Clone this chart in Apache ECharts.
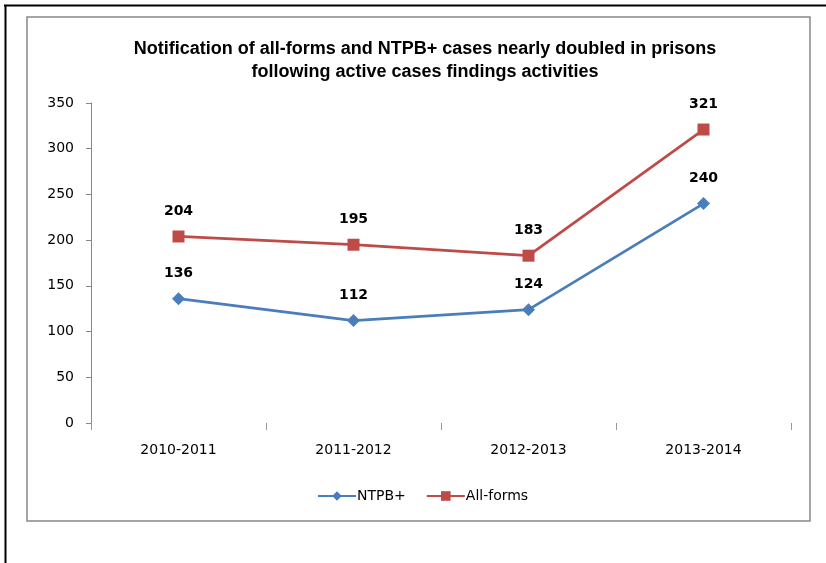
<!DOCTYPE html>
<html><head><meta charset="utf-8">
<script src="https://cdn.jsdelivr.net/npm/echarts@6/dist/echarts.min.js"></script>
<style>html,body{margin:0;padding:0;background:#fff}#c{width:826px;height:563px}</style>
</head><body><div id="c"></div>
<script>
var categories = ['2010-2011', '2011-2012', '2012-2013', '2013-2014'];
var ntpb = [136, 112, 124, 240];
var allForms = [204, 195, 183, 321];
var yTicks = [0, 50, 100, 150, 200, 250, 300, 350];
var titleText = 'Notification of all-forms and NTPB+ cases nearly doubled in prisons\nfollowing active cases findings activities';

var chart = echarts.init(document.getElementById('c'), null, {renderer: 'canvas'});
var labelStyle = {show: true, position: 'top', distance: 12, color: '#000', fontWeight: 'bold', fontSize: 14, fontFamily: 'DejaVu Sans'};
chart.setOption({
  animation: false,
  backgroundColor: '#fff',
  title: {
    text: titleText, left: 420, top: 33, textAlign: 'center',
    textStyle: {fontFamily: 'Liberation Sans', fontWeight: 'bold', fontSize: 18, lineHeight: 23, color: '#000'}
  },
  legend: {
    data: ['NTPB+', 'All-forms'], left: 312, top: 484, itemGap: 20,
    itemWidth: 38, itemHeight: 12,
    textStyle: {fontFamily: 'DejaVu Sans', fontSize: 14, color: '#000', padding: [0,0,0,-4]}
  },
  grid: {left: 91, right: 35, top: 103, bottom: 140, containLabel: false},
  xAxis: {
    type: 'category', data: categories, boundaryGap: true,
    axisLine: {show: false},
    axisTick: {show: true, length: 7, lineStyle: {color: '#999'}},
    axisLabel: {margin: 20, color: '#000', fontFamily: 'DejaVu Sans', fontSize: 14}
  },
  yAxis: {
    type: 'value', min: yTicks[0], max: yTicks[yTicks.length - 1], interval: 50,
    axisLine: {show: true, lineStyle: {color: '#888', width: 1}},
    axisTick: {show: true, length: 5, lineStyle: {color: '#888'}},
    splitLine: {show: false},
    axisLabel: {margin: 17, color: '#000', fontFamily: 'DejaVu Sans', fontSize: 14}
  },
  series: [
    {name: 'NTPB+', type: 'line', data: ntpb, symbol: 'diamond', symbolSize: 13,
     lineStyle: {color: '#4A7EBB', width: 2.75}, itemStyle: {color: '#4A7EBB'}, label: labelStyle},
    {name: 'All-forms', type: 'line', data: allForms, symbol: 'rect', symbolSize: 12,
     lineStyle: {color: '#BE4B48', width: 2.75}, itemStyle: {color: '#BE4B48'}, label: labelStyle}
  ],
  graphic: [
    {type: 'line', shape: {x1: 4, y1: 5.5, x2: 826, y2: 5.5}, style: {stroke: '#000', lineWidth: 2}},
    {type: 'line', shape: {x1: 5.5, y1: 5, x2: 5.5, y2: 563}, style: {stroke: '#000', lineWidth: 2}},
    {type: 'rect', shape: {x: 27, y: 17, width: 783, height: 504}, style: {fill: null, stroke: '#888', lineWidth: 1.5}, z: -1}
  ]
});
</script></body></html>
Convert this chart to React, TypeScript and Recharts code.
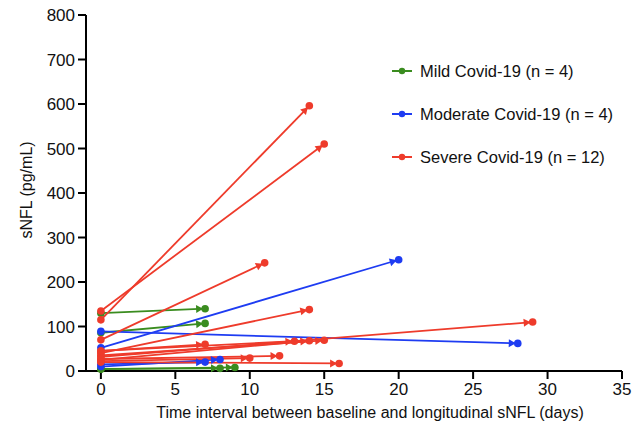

* **TASK PROMPT**: Make an exact copy of all the material, but keep the pictures out of it.

* **TASK ANSWER**:
Clone this chart in Apache ECharts.
<!DOCTYPE html>
<html><head><meta charset="utf-8">
<script src="https://cdn.jsdelivr.net/npm/echarts@6/dist/echarts.min.js"></script>
<style>html,body{margin:0;padding:0;background:#fff}#c{width:826px;height:563px}</style>
</head><body><div id="c"></div>
<script>
var categories = ['2010-2011', '2011-2012', '2012-2013', '2013-2014'];
var ntpb = [136, 112, 124, 240];
var allForms = [204, 195, 183, 321];
var yTicks = [0, 50, 100, 150, 200, 250, 300, 350];
var titleText = 'Notification of all-forms and NTPB+ cases nearly doubled in prisons\nfollowing active cases findings activities';

var chart = echarts.init(document.getElementById('c'), null, {renderer: 'canvas'});
var labelStyle = {show: true, position: 'top', distance: 12, color: '#000', fontWeight: 'bold', fontSize: 14, fontFamily: 'DejaVu Sans'};
chart.setOption({
  animation: false,
  backgroundColor: '#fff',
  title: {
    text: titleText, left: 420, top: 33, textAlign: 'center',
    textStyle: {fontFamily: 'Liberation Sans', fontWeight: 'bold', fontSize: 18, lineHeight: 23, color: '#000'}
  },
  legend: {
    data: ['NTPB+', 'All-forms'], left: 312, top: 484, itemGap: 20,
    itemWidth: 38, itemHeight: 12,
    textStyle: {fontFamily: 'DejaVu Sans', fontSize: 14, color: '#000', padding: [0,0,0,-4]}
  },
  grid: {left: 91, right: 35, top: 103, bottom: 140, containLabel: false},
  xAxis: {
    type: 'category', data: categories, boundaryGap: true,
    axisLine: {show: false},
    axisTick: {show: true, length: 7, lineStyle: {color: '#999'}},
    axisLabel: {margin: 20, color: '#000', fontFamily: 'DejaVu Sans', fontSize: 14}
  },
  yAxis: {
    type: 'value', min: yTicks[0], max: yTicks[yTicks.length - 1], interval: 50,
    axisLine: {show: true, lineStyle: {color: '#888', width: 1}},
    axisTick: {show: true, length: 5, lineStyle: {color: '#888'}},
    splitLine: {show: false},
    axisLabel: {margin: 17, color: '#000', fontFamily: 'DejaVu Sans', fontSize: 14}
  },
  series: [
    {name: 'NTPB+', type: 'line', data: ntpb, symbol: 'diamond', symbolSize: 13,
     lineStyle: {color: '#4A7EBB', width: 2.75}, itemStyle: {color: '#4A7EBB'}, label: labelStyle},
    {name: 'All-forms', type: 'line', data: allForms, symbol: 'rect', symbolSize: 12,
     lineStyle: {color: '#BE4B48', width: 2.75}, itemStyle: {color: '#BE4B48'}, label: labelStyle}
  ],
  graphic: [
    {type: 'line', shape: {x1: 4, y1: 5.5, x2: 826, y2: 5.5}, style: {stroke: '#000', lineWidth: 2}},
    {type: 'line', shape: {x1: 5.5, y1: 5, x2: 5.5, y2: 563}, style: {stroke: '#000', lineWidth: 2}},
    {type: 'rect', shape: {x: 27, y: 17, width: 783, height: 504}, style: {fill: null, stroke: '#888', lineWidth: 1.5}, z: -1}
  ]
});
</script></body></html>
Convert this chart to React, TypeScript and Recharts code.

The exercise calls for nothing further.